Thanks again! My kid is going to love it! Going to do a small detail on it. Looks good as is!


----------



## Rust_Trader (Apr 17, 2018)

Wow that’s killer


----------



## GTs58 (Apr 17, 2018)

Oh my. Lucky kid!


----------



## blincoe (Apr 17, 2018)

Rust_Trader said:


> Wow that’s killer




More like thanks to @Rust_Trader for giving me a lead..


----------



## SJ_BIKER (Apr 18, 2018)

score!!


----------



## Dr.
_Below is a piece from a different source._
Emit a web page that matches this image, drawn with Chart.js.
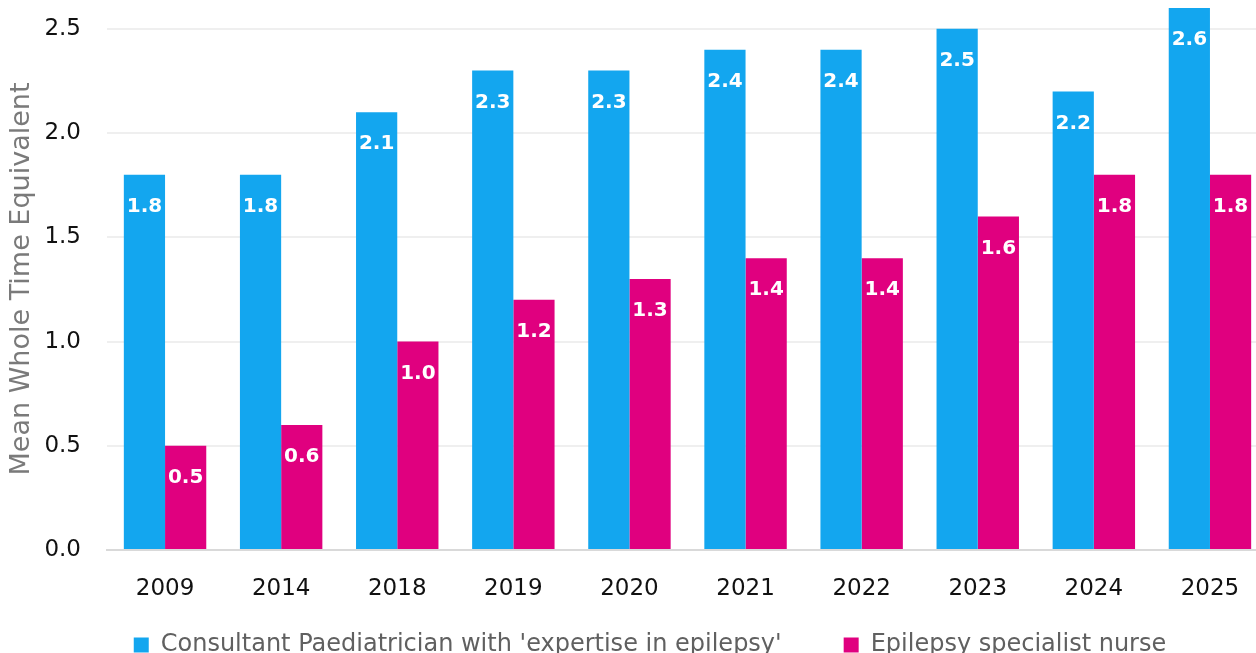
<!DOCTYPE html>
<html>
<head>
<meta charset="utf-8">
<script src="https://cdn.jsdelivr.net/npm/chart.js@4"></script>
<style>
  html, body { margin: 0; padding: 0; overflow: hidden; background: #fff; }
  #wrap { width: 1268px; height: 699px; }
</style>
</head>
<body>
<div id="wrap"><canvas id="myChart"></canvas></div>
<script>
// values
const years = ['2009', '2014', '2018', '2019', '2020', '2021', '2022', '2023', '2024', '2025'];
const consultant = [1.8, 1.8, 2.1, 2.3, 2.3, 2.4, 2.4, 2.5, 2.2, 2.6];
const nurse = [0.5, 0.6, 1.0, 1.2, 1.3, 1.4, 1.4, 1.6, 1.8, 1.8];
const yTicks = [0, 0.5, 1.0, 1.5, 2.0, 2.5];

const FONT = "'DejaVu Sans', sans-serif";

// white numbers inside the top of each bar
const barLabels = {
    id: 'barLabels',
    afterDatasetsDraw(chart) {
        const c = chart.ctx;
        c.save();
        c.fillStyle = '#fff';
        c.font = 'bold 20px ' + FONT;
        c.textAlign = 'center';
        c.textBaseline = 'middle';
        chart.data.datasets.forEach((ds, i) => {
            chart.getDatasetMeta(i).data.forEach((bar, j) => {
                c.fillText(ds.data[j].toFixed(1), bar.x, bar.y + 32);
            });
        });
        c.restore();
    }
};

// legend needs wide gaps between items but sits close under the axis
const legendUp = {
    id: 'legendUp',
    afterLayout(chart) {
        chart.legend.top -= 32;
        chart.legend.bottom -= 32;
        chart.legend.left += 16;
        chart.legend.right += 16;
    }
};

var ctx = document.getElementById('myChart');
var myChart = new Chart(ctx, {
    type: 'bar',
    data: {
        labels: years,
        datasets: [{
            label: "Consultant Paediatrician with 'expertise in epilepsy'",
            data: consultant,
            backgroundColor: '#13a6ef',
            categoryPercentage: 0.71,
            barPercentage: 1.0
        }, {
            label: 'Epilepsy specialist nurse',
            data: nurse,
            backgroundColor: '#e0007f',
            categoryPercentage: 0.71,
            barPercentage: 1.0
        }]
    },
    options: {
        responsive: true,
        maintainAspectRatio: false,
        animation: false,
        layout: { padding: { top: 8, left: 0, right: 0, bottom: 0 } },
        plugins: {
            legend: {
                position: 'bottom',
                labels: {
                    font: { family: FONT, size: 24 },
                    color: '#606060',
                    boxWidth: 15,
                    boxHeight: 15,
                    padding: 62
                }
            },
            tooltip: { enabled: false }
        },
        scales: {
            x: {
                afterFit(scale) {
                    scale.height = 53;
                    scale.paddingLeft = 0;
                    scale.paddingRight = 0;
                },
                grid: { display: false, drawTicks: false },
                border: { color: '#d9d9d9', width: 2 },
                ticks: { font: { family: FONT, size: 23 }, color: '#111', padding: 25 }
            },
            y: {
                min: 0,
                max: 2.6,
                afterBuildTicks(scale) {
                    scale.ticks = yTicks.map(v => ({ value: v }));
                },
                afterFit(scale) {
                    scale.width = 107;
                    scale.paddingTop = 0;
                    scale.paddingBottom = 0;
                },
                grid: { color: '#efefef', lineWidth: 2, drawTicks: false },
                border: { display: false },
                ticks: {
                    font: { family: FONT, size: 23 },
                    color: '#111',
                    padding: 26,
                    callback: v => v.toFixed(1)
                },
                title: {
                    display: true,
                    text: 'Mean Whole Time Equivalent',
                    font: { family: FONT, size: 27 },
                    color: '#7a7a7a',
                    padding: { top: 6, bottom: 0 }
                }
            }
        }
    },
    plugins: [barLabels, legendUp]
});
</script>
</body>
</html>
Tankenstein (Apr 18, 2018)

That bike will definitely ‘set the hook’ for a future love of vintage bikes.
Great job Dad![emoji1363]


Sent from my iPhone using Tapatalk


----------



## REC (Apr 18, 2018)

Wow! That bike is my age.... and it'll probably last another 50 years without issue. Me, not so.
Beautiful
REC


----------



## WES PINCHOT (Apr 18, 2018)

IS THIS ORIGINAL OR RESTORED?


----------



## blincoe (Apr 18, 2018)

WES PINCHOT said:


> IS THIS ORIGINAL OR RESTORED?




It's been restored.


----------



## blincoe (Apr 25, 2018)

Just picked up some 20” NOS white wall typhoons. White walls will look much better.

I’ll clean up the white wall with that  purple power degreaser


----------



## 49autocycledeluxe (Apr 26, 2018)

I need to stop looking at cool 20" bikes before I go and buy one.


----------



## blincoe (Apr 27, 2018)

LOL i like em, pretty cool.


----------